• _Goal_: Leaving out the pictures, retype the lines from the beginning of the listing through the line containing "const yTicks = [0, 5, 10, 15, 20, 25, 30];".

----------

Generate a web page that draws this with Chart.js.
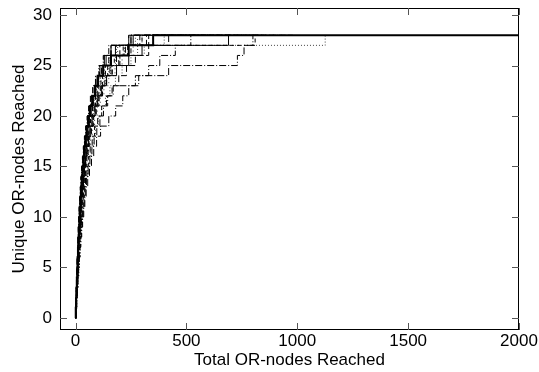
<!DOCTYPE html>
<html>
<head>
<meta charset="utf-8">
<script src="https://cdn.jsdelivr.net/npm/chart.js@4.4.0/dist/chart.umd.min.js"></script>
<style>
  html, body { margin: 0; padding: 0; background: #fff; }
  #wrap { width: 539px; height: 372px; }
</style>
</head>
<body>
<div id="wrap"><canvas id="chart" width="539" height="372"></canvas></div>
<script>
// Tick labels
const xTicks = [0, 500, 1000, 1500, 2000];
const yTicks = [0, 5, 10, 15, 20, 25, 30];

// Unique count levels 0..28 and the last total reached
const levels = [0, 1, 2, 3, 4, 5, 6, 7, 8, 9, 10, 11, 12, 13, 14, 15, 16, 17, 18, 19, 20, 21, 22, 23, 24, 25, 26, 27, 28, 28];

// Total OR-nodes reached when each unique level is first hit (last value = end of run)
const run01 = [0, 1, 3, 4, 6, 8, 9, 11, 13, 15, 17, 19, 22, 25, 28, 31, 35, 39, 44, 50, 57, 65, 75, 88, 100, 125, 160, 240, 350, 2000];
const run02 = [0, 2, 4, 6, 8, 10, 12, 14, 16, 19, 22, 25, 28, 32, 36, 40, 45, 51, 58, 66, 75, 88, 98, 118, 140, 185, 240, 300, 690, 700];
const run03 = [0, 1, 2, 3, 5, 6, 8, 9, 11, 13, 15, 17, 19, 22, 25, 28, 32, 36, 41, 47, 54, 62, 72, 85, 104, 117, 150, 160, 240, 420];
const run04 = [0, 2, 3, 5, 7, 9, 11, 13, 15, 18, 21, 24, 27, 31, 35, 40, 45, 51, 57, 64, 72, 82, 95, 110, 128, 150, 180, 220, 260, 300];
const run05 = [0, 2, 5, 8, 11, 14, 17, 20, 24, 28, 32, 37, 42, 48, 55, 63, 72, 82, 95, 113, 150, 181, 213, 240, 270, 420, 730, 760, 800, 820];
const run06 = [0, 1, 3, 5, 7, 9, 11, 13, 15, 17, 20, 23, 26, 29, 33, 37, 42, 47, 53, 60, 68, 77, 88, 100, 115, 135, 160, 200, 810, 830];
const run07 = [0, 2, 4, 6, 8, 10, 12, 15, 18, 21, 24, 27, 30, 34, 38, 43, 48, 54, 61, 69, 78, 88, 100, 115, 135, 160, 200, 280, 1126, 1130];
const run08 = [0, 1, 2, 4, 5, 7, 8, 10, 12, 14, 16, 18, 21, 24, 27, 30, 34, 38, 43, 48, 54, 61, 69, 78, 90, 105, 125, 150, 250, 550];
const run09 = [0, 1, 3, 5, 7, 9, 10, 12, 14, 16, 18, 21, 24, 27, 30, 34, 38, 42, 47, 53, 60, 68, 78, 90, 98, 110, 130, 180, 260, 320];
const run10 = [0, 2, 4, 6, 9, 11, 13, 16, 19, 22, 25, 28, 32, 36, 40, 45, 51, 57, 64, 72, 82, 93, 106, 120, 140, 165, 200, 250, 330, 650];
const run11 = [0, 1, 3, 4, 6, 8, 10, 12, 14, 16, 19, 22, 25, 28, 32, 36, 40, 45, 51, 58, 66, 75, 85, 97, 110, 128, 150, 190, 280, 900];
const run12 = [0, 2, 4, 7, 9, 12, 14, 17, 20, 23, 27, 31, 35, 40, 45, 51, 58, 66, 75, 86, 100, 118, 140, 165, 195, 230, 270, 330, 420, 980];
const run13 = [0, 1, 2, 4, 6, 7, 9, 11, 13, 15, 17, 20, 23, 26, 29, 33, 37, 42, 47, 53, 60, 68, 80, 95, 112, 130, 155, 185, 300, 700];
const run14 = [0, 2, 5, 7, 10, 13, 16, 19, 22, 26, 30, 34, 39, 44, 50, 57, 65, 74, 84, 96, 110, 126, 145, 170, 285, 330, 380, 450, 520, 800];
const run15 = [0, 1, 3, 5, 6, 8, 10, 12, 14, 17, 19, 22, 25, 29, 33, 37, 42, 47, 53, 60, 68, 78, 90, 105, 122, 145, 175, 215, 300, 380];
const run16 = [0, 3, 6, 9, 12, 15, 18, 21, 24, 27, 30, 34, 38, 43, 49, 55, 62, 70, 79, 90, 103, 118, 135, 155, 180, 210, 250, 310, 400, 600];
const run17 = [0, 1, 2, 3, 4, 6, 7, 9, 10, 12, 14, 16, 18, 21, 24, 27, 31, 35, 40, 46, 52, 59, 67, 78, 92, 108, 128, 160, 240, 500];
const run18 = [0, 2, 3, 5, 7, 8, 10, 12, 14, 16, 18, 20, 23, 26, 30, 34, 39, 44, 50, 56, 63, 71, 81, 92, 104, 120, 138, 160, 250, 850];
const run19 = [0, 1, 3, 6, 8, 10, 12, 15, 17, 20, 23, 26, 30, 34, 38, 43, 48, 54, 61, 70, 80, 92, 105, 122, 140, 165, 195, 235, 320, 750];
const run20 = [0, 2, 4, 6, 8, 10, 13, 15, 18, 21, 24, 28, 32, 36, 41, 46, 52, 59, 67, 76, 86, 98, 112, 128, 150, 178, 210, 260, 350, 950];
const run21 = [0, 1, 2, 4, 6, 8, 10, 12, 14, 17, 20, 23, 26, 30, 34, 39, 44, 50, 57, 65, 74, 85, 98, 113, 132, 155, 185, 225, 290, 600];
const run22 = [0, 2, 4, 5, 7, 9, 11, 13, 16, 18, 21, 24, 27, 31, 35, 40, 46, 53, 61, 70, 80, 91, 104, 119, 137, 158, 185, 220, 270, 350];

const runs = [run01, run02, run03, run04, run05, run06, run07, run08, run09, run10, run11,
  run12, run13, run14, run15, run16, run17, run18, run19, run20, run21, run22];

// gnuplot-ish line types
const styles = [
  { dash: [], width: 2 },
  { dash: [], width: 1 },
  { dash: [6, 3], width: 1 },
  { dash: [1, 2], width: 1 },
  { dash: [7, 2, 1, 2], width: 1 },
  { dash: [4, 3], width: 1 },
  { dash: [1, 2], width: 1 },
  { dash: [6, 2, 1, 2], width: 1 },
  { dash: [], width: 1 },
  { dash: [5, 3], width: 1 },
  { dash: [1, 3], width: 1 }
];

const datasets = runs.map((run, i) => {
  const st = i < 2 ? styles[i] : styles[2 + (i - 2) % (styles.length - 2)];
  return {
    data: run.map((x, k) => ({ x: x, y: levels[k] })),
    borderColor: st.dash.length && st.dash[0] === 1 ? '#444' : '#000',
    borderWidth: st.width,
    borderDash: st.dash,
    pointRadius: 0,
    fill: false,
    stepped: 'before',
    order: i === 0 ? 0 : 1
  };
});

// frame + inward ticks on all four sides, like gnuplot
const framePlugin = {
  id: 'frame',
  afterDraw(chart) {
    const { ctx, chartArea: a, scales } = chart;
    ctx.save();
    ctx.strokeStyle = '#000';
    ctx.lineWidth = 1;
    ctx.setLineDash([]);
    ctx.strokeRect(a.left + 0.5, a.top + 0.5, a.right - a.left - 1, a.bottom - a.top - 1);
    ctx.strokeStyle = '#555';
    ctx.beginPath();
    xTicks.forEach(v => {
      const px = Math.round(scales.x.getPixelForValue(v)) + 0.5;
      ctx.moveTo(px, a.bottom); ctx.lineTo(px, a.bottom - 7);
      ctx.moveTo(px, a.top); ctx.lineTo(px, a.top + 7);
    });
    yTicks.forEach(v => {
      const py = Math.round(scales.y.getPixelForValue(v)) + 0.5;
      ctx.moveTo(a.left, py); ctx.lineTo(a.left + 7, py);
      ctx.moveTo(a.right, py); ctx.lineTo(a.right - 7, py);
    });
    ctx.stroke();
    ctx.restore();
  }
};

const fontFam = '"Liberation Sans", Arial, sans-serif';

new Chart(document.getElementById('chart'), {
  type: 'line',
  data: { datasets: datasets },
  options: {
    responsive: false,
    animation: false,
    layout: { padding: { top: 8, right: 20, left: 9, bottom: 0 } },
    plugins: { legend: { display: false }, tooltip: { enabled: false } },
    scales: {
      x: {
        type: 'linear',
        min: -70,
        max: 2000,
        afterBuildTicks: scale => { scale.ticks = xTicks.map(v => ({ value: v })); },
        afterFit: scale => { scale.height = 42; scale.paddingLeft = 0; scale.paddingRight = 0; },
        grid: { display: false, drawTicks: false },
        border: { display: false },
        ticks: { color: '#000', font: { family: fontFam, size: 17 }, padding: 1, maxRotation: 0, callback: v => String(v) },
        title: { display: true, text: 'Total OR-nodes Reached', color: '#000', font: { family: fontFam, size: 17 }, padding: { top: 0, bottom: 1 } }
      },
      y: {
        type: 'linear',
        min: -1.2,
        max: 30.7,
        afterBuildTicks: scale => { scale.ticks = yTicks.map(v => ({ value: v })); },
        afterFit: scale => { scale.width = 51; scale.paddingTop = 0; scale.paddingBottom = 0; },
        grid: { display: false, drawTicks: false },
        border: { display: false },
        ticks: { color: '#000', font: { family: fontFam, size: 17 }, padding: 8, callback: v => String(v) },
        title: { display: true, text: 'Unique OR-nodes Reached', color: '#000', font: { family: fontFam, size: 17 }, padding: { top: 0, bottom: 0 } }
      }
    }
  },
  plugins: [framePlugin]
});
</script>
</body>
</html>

----------

• _The completed task_:
Generate a web page that draws this with Chart.js.
<!DOCTYPE html>
<html>
<head>
<meta charset="utf-8">
<script src="https://cdn.jsdelivr.net/npm/chart.js@4.4.0/dist/chart.umd.min.js"></script>
<style>
  html, body { margin: 0; padding: 0; background: #fff; }
  #wrap { width: 539px; height: 372px; }
</style>
</head>
<body>
<div id="wrap"><canvas id="chart" width="539" height="372"></canvas></div>
<script>
// Tick labels
const xTicks = [0, 500, 1000, 1500, 2000];
const yTicks = [0, 5, 10, 15, 20, 25, 30];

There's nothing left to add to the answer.